European workers' shut down skies, schools and fire stations

Europe was hit with a wave of workers' protests as air traffic controllers froze travel in France, British teachers and municipal workers joined striking firefighters and more than 20,000 people marched in Rome to support metalworkers' demands.
The skies over France, normally streaked with activity, were empty as the two unions representing air traffic controllers walked off the job, forcing the cancellation of nearly 90 percent of all flights in France.

British Prime Minister Tony Blair's government, meanwhile, struggled with the worst labor dispute in years as a firefighters' strike entered a fifth day and thousands of London's teachers and municipal workers nationwide went on strike.

Italy, fresh from tough talks between three leading unions and the ailing industrial giant Fiat on a controversial restructuring plan, saw at least 20,000 people turn out in Rome to back Fiat Auto's metalworkers.

In France, where industrial action was the broadest, the civil aviation authority DGAC said that of 4,300 planned flights, only 500 were sure to go ahead as a result of the strike, which was set to last till 6:30 am (0530 GMT) Wednesday.

Rail and bus services also slowed across France, as thousands of state employees were due to gather in Paris to defend pension rights, pay and job sercurity and to fight the center-right government's privatization plans.

The action came as a strike by truck drivers in pursuit of a pay-claim appeared to be petering out, though two unions said they had not abandoned their campaign and a few scattered roadblocks were set up in France Tuesday.

In London, British government officials were holding talks on a pay deal that would send the 52,000 firefighters back to their brigades before the holiday season.

Six people have died in weekend blazes, as the ill-equipped military squads scrambled to respond to hundreds of fire alarms and car accidents throughout Britain.

Blair has refused to bow to the firefighters' strike, calling their demand for a 16-percent pay hike "unreasonable" and saying they should return to the negotiating table and offer to modernize their service if they want more than a four percent wage increase.

Thousands primary- and secondary-school teachers in London, also seeking a wage hike, walked off the job on Tuesday.
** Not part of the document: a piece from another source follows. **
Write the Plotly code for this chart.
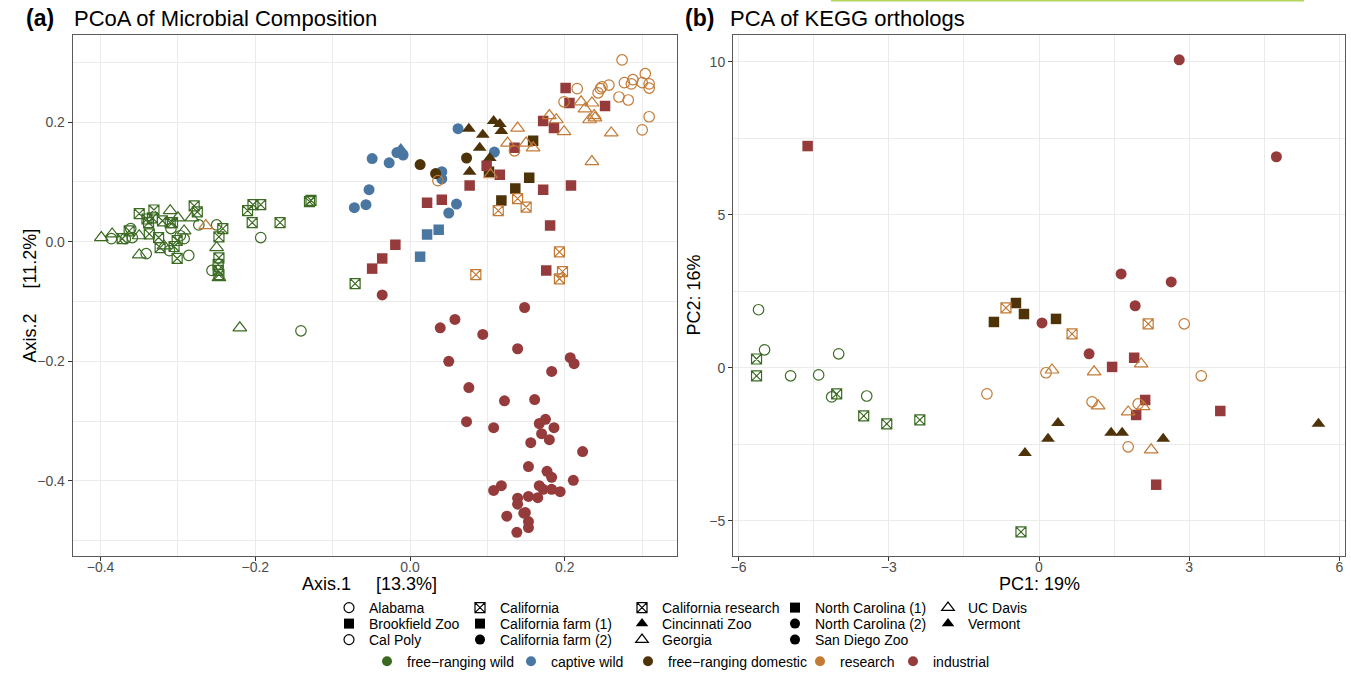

Thousands of schools may be shut in the area if they are understaffed.

Thousands more from local government jobs were due to follow suit with a one-day protest.

In Rome, marchers waving union banners filed through the streets to protest the plan to shed 8,100 jobs at the auto giant Fiat -- most through a series of one-year state-sponsored layoffs.

Disgruntled French workers are due to follow Rome's lead, with up to 100,000 people expected to join a march through Paris led by railway workers later Tuesday.